Stated task —
Reproduce the material that follows, please, but only from its first line to the line containing "generation = list(range(0, 1201, 5))", inclusive.

Dataset excerpt —
::::::
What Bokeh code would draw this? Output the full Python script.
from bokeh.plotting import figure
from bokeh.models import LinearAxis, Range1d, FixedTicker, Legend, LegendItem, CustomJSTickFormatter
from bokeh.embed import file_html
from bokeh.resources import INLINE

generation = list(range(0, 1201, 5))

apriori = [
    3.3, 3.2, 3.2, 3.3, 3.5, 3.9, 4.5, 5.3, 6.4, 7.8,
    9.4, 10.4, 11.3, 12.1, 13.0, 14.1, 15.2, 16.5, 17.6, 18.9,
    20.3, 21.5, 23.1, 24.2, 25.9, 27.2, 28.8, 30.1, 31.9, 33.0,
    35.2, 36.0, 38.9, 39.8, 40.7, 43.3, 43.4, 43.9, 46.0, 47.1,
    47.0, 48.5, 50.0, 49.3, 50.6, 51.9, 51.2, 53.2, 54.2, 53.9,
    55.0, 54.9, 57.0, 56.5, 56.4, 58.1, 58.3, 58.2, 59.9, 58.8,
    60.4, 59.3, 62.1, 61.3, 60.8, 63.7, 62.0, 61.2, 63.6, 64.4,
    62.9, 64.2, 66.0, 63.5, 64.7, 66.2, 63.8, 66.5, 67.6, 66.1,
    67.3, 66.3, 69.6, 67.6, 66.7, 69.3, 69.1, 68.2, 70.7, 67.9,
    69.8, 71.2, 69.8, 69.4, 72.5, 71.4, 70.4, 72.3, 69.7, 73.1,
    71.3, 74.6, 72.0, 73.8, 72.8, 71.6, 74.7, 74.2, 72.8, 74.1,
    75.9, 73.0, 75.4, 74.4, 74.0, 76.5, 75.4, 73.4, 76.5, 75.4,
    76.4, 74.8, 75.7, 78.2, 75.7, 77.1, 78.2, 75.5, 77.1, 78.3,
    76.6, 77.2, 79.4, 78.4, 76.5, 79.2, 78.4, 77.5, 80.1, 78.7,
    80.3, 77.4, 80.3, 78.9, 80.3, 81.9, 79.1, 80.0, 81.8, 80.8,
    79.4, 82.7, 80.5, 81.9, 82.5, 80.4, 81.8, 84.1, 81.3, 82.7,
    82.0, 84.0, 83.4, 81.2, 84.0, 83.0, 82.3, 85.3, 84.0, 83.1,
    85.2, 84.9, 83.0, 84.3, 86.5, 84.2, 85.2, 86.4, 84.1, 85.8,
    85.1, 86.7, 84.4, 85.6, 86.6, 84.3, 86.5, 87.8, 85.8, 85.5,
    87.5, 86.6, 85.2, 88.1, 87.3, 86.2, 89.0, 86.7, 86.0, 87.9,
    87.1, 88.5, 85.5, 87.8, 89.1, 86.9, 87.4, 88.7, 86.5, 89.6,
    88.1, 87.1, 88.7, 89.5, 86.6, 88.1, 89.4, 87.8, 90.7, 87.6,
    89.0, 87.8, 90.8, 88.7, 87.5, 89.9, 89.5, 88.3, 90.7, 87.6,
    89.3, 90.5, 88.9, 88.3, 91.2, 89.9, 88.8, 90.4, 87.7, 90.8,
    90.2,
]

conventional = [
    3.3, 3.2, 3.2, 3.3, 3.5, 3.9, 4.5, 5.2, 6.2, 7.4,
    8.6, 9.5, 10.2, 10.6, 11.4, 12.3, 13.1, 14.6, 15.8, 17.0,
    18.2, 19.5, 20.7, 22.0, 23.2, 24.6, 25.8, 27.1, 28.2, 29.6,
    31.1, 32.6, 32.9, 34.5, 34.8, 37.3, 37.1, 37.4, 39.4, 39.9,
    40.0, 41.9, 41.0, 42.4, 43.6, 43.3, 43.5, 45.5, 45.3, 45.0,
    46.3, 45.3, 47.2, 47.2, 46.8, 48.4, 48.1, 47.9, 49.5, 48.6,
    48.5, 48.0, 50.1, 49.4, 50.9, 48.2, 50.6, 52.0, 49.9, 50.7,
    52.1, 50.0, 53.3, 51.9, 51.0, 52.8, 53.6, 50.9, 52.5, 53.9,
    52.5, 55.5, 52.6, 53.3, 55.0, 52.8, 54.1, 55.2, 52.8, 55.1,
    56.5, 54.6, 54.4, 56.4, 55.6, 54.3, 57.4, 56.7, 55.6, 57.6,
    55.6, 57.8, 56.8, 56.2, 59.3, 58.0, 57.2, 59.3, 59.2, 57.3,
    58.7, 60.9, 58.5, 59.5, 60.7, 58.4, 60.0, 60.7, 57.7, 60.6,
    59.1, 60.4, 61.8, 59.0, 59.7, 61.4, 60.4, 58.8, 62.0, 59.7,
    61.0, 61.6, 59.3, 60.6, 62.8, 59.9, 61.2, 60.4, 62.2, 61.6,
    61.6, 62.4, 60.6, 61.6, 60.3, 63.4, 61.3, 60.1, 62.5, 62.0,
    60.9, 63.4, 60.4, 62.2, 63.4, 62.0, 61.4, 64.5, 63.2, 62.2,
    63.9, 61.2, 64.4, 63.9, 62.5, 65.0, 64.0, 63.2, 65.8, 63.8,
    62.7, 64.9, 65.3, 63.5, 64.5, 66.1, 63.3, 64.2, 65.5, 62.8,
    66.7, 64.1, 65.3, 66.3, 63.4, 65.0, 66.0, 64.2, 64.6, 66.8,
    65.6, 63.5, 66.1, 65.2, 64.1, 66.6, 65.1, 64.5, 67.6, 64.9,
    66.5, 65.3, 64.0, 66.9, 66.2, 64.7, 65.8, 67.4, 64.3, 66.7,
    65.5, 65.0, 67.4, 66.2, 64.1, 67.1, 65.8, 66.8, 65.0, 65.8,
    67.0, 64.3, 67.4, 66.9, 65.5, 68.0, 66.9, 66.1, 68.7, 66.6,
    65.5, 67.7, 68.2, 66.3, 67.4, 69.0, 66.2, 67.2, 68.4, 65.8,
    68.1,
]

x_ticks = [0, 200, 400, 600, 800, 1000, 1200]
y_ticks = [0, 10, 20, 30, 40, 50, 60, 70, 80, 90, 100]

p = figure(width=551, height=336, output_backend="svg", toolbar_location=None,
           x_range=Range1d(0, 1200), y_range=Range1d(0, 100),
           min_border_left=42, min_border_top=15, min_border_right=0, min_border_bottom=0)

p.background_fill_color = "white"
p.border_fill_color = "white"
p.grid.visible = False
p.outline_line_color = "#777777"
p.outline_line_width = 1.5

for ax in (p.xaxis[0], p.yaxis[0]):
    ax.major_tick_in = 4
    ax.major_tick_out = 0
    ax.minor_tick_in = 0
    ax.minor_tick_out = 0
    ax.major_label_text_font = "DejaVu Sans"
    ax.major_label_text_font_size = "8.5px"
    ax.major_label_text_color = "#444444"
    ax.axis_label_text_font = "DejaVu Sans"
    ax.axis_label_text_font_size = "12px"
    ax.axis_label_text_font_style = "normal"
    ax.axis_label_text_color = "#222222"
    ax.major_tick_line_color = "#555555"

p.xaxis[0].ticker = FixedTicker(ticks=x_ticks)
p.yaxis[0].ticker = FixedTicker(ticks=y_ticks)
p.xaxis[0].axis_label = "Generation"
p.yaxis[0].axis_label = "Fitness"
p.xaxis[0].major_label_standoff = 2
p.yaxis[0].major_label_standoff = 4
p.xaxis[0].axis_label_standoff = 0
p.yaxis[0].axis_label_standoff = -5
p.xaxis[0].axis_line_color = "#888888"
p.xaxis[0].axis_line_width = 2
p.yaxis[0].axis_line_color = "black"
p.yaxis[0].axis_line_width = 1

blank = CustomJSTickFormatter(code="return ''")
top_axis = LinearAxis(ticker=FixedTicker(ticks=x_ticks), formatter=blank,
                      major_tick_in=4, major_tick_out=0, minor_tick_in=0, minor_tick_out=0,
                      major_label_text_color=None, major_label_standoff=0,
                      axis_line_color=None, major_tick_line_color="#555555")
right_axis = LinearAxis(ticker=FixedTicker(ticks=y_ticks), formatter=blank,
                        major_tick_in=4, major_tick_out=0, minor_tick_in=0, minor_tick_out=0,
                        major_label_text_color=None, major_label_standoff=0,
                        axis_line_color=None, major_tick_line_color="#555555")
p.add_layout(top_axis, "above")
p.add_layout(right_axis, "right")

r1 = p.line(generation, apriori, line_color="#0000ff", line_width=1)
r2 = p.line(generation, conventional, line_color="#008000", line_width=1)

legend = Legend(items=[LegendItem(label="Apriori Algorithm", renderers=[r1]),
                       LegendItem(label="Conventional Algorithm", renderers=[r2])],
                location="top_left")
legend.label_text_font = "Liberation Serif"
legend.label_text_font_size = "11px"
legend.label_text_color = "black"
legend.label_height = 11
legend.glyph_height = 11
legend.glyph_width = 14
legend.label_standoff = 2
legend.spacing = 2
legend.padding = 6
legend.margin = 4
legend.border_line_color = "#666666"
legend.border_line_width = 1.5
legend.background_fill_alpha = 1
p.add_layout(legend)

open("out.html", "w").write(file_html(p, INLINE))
::::::
Worked solution —
What Bokeh code would draw this? Output the full Python script.
from bokeh.plotting import figure
from bokeh.models import LinearAxis, Range1d, FixedTicker, Legend, LegendItem, CustomJSTickFormatter
from bokeh.embed import file_html
from bokeh.resources import INLINE

generation = list(range(0, 1201, 5))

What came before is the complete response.